Request.
Return each line of the listing below, unchanged, and omit the images.

-- -- --

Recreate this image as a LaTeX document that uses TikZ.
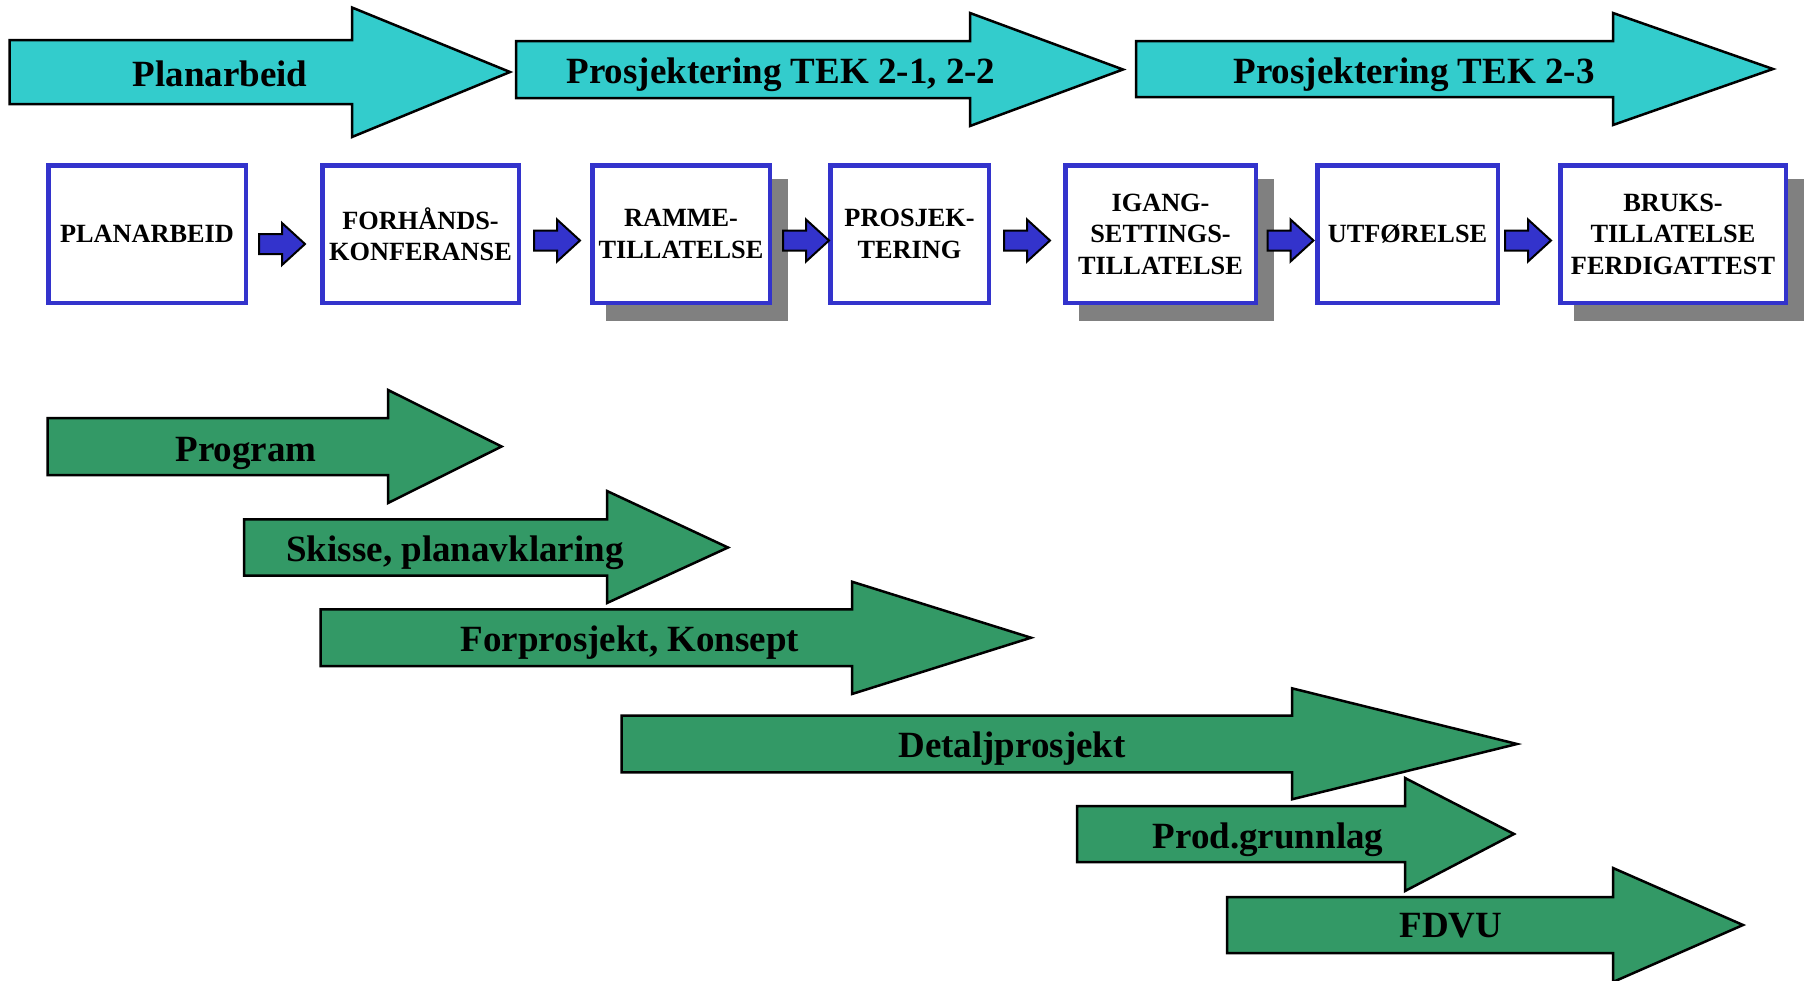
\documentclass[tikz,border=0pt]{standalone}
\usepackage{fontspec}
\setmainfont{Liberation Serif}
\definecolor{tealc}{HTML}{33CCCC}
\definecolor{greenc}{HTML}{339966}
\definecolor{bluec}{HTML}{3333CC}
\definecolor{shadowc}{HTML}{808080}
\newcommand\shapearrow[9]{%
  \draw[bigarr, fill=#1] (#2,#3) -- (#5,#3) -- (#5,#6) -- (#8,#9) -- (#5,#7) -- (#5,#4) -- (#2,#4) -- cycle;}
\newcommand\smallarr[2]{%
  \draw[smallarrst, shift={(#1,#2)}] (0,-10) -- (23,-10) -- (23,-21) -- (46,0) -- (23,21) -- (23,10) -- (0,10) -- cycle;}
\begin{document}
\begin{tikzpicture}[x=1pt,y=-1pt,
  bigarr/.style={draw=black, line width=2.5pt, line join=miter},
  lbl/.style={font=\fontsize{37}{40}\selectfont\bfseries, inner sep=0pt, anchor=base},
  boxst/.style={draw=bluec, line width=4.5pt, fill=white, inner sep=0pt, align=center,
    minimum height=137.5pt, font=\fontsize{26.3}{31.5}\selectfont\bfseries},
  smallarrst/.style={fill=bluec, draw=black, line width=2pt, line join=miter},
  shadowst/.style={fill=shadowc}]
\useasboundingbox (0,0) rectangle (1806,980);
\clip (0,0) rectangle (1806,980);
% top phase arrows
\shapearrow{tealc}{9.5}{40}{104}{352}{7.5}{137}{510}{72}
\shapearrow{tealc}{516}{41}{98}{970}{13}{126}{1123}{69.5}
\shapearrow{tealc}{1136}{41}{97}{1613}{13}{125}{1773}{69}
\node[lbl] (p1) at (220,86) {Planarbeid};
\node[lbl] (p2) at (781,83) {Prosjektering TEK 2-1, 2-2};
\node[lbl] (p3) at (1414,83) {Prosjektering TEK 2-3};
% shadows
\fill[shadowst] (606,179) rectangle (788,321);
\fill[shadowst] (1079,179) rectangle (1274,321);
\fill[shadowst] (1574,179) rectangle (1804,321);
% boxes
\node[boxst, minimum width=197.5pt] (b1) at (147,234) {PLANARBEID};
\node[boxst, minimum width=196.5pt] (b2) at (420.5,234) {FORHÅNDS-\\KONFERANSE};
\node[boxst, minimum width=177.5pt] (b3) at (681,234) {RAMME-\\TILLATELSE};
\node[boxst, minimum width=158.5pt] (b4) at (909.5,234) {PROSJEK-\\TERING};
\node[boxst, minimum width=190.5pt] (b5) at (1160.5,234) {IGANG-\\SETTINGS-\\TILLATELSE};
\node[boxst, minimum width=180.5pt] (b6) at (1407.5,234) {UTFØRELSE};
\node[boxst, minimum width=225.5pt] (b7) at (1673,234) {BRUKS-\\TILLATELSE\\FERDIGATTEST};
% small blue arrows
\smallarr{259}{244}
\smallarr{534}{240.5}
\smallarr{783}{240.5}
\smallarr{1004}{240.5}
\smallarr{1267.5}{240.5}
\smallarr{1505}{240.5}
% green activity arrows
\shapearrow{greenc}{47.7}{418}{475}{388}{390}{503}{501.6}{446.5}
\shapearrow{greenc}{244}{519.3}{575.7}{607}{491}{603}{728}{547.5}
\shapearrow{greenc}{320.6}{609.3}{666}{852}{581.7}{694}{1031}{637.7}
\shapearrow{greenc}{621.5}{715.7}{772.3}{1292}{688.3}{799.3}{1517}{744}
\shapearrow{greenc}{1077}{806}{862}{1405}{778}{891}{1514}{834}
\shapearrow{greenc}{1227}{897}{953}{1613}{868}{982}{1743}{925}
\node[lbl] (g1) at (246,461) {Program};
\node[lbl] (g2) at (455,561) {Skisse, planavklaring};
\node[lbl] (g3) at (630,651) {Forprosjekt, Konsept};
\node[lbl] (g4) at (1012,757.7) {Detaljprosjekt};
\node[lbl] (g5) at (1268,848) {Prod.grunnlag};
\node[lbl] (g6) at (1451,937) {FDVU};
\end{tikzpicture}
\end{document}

-- -- --

Response below.
Recreate this image as a LaTeX document that uses TikZ.
\documentclass[tikz,border=0pt]{standalone}
\usepackage{fontspec}
\setmainfont{Liberation Serif}
\definecolor{tealc}{HTML}{33CCCC}
\definecolor{greenc}{HTML}{339966}
\definecolor{bluec}{HTML}{3333CC}
\definecolor{shadowc}{HTML}{808080}
\newcommand\shapearrow[9]{%
  \draw[bigarr, fill=#1] (#2,#3) -- (#5,#3) -- (#5,#6) -- (#8,#9) -- (#5,#7) -- (#5,#4) -- (#2,#4) -- cycle;}
\newcommand\smallarr[2]{%
  \draw[smallarrst, shift={(#1,#2)}] (0,-10) -- (23,-10) -- (23,-21) -- (46,0) -- (23,21) -- (23,10) -- (0,10) -- cycle;}
\begin{document}
\begin{tikzpicture}[x=1pt,y=-1pt,
  bigarr/.style={draw=black, line width=2.5pt, line join=miter},
  lbl/.style={font=\fontsize{37}{40}\selectfont\bfseries, inner sep=0pt, anchor=base},
  boxst/.style={draw=bluec, line width=4.5pt, fill=white, inner sep=0pt, align=center,
    minimum height=137.5pt, font=\fontsize{26.3}{31.5}\selectfont\bfseries},
  smallarrst/.style={fill=bluec, draw=black, line width=2pt, line join=miter},
  shadowst/.style={fill=shadowc}]
\useasboundingbox (0,0) rectangle (1806,980);
\clip (0,0) rectangle (1806,980);
% top phase arrows
\shapearrow{tealc}{9.5}{40}{104}{352}{7.5}{137}{510}{72}
\shapearrow{tealc}{516}{41}{98}{970}{13}{126}{1123}{69.5}
\shapearrow{tealc}{1136}{41}{97}{1613}{13}{125}{1773}{69}
\node[lbl] (p1) at (220,86) {Planarbeid};
\node[lbl] (p2) at (781,83) {Prosjektering TEK 2-1, 2-2};
\node[lbl] (p3) at (1414,83) {Prosjektering TEK 2-3};
% shadows
\fill[shadowst] (606,179) rectangle (788,321);
\fill[shadowst] (1079,179) rectangle (1274,321);
\fill[shadowst] (1574,179) rectangle (1804,321);
% boxes
\node[boxst, minimum width=197.5pt] (b1) at (147,234) {PLANARBEID};
\node[boxst, minimum width=196.5pt] (b2) at (420.5,234) {FORHÅNDS-\\KONFERANSE};
\node[boxst, minimum width=177.5pt] (b3) at (681,234) {RAMME-\\TILLATELSE};
\node[boxst, minimum width=158.5pt] (b4) at (909.5,234) {PROSJEK-\\TERING};
\node[boxst, minimum width=190.5pt] (b5) at (1160.5,234) {IGANG-\\SETTINGS-\\TILLATELSE};
\node[boxst, minimum width=180.5pt] (b6) at (1407.5,234) {UTFØRELSE};
\node[boxst, minimum width=225.5pt] (b7) at (1673,234) {BRUKS-\\TILLATELSE\\FERDIGATTEST};
% small blue arrows
\smallarr{259}{244}
\smallarr{534}{240.5}
\smallarr{783}{240.5}
\smallarr{1004}{240.5}
\smallarr{1267.5}{240.5}
\smallarr{1505}{240.5}
% green activity arrows
\shapearrow{greenc}{47.7}{418}{475}{388}{390}{503}{501.6}{446.5}
\shapearrow{greenc}{244}{519.3}{575.7}{607}{491}{603}{728}{547.5}
\shapearrow{greenc}{320.6}{609.3}{666}{852}{581.7}{694}{1031}{637.7}
\shapearrow{greenc}{621.5}{715.7}{772.3}{1292}{688.3}{799.3}{1517}{744}
\shapearrow{greenc}{1077}{806}{862}{1405}{778}{891}{1514}{834}
\shapearrow{greenc}{1227}{897}{953}{1613}{868}{982}{1743}{925}
\node[lbl] (g1) at (246,461) {Program};
\node[lbl] (g2) at (455,561) {Skisse, planavklaring};
\node[lbl] (g3) at (630,651) {Forprosjekt, Konsept};
\node[lbl] (g4) at (1012,757.7) {Detaljprosjekt};
\node[lbl] (g5) at (1268,848) {Prod.grunnlag};
\node[lbl] (g6) at (1451,937) {FDVU};
\end{tikzpicture}
\end{document}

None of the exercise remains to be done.